Think it takes a while for games to get approached for sale in a Bundle? Apparently the second a game is available to buy you'll immediately get contacted by these sites looking to put your game in their latest package. Bruno starts by detailing the deal indie developers get, saying that the bundle store keeps a smaller percentage of sales, and splits the rest among all the developers. The worst thing is devaluation, as the second a game's in a bundle then that might as well be its price tag - players won't want to get it on Steam directly anymore if they can get it for a few pennies elsewhere. Bruno advises, "if your game is still selling, then you’d better wait until putting your game on a bundle."
Bruno then goes into detail about a smaller game of Camel 101's that got the Bundle treatment called Orczz, which taught them hard lessons about this deal-making industry.
After they got the game on Steam Bruno admits it didn't do well, selling just 9 copies on launch day, so it got put into a few bundles. He says they've had good experiences with most, except for one which was a bit of a nightmare for them and the source of Bruno's warning "be very careful about who you work with".
"Look at the contract the bundle store sends you, and see if it’s specified what happens with the unsold keys. They will usually ask between 5000-10000 keys, but these numbers are rarely reached. What happens with the remaining keys?"
Orczz was apparently in a bundle that sold 1400 copies and once it was done, Camel 101 requested the remaining keys they'd supplied back, which would be around 8600 keys. The website did not respond. A few months later, they began to notice a lot of unexplained keys were being activated, over 2000 in a single day and all marked as having been sold in that bundle, despite the bundle only actually selling 1400 copies in total.

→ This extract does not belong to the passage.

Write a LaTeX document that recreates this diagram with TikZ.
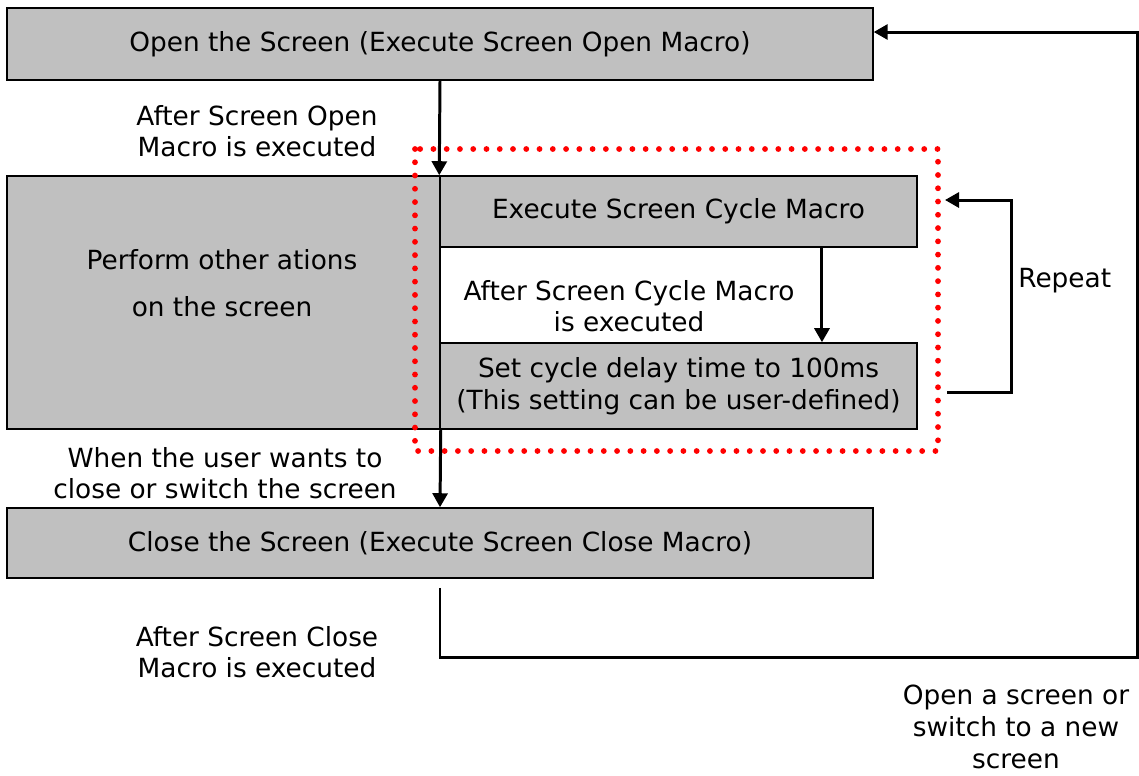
\documentclass[tikz,border=0pt]{standalone}
\usepackage{fontspec}
\setmainfont{DejaVu Sans}
\usetikzlibrary{arrows.meta,positioning}
\definecolor{boxgray}{RGB}{192,192,192}

\begin{document}
\begin{tikzpicture}[
    x=0.02cm, y=-0.02cm,
    font=\fontsize{15}{18}\selectfont,
    box/.style={rectangle, draw, fill=boxgray, line width=0.9pt, inner sep=0pt, align=center},
    note/.style={align=center, inner sep=0pt},
    arrow/.style={-{Triangle[length=0.28cm,width=0.3cm]}, line width=1.7pt},
    frame/.style={draw=red, line width=3.3pt, line cap=round, dash pattern=on 0pt off 7.55pt}
]
\useasboundingbox (0,0) rectangle (1139,775);

\node[box, minimum width=17.32cm, minimum height=1.44cm] (open) at (440,44) {Open the Screen (Execute Screen Open Macro)};
\node[box, minimum width=8.66cm, minimum height=5.06cm] (other) at (223.5,302.5) {};
\node[note] (othertext) at (222,283) {Perform other ations\\[8.6pt]on the screen};
\node[box, minimum width=9.54cm, minimum height=1.42cm] (cycle) at (678.5,211.5) {Execute Screen Cycle Macro};
\node[box, minimum width=9.54cm, minimum height=1.72cm] (delay) at (678.5,386) {Set cycle delay time to 100ms\\(This setting can be user-defined)};
\node[box, minimum width=17.32cm, minimum height=1.40cm] (close) at (440,543) {Close the Screen (Execute Screen Close Macro)};

% labels
\node[note] (opendone) at (257,131) {After Screen Open\\Macro is executed};
\node[note] (cycledone) at (629,306) {After Screen Cycle Macro\\is executed};
\node[note] (userclose) at (225,473) {When the user wants to\\close or switch the screen};
\node[note] (closedone) at (257,652) {After Screen Close\\Macro is executed};
\node[note] (newscreen) at (1016,727) {Open a screen or\\switch to a new\\screen};

% cycle frame
\draw[frame] (415,149) rectangle (938,451);

\coordinate (repfrom) at (947,392);
\coordinate (repto) at (945,200);

\draw[arrow] (open.south) -- (cycle.north west);
\draw[arrow] ([xshift=2.87cm]cycle.south) -- ([xshift=2.87cm]delay.north);
\draw[arrow] (other.south east) -- (close.north);
\draw[arrow] (repfrom) -- ++(64,0) |- node[right, pos=0.29] {Repeat} (repto);
\draw[arrow, shorten <=0.18cm] (close.south) -- ++(0,79) -| ([xshift=5.28cm,yshift=0.24cm]open.east) -- ([yshift=0.24cm]open.east);
\end{tikzpicture}
\end{document}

After a lot of going back and forth between the site's representative, other developers in the same bundle, and Steam themselves, they discovered that the website had accidentally left the bundle with Orczz in still available to buy through a social media link, which was being exploited en masse.
No explanation was given as to why no one had noticed over 4 months that these sales were going on, nor why there was such a gap between activations of the keys. Most worryingly of all though, Camel 101 only noticed because they tagged their Steam keys so they know where they are being sold from. Most of the other developers they spoke to did not tag their keys, and so were totally oblivious to the money they were losing.
Bruno has this final warning to game developers looking to try out bundle websites to give their game a sales boost:
"Game bundles can be interesting in a particular time of the life cycle of a game, but please be careful with who you work with, always tag your keys and demand the unsold keys to be returned to you. Games are already too devalued, let’s try not giving them away for free."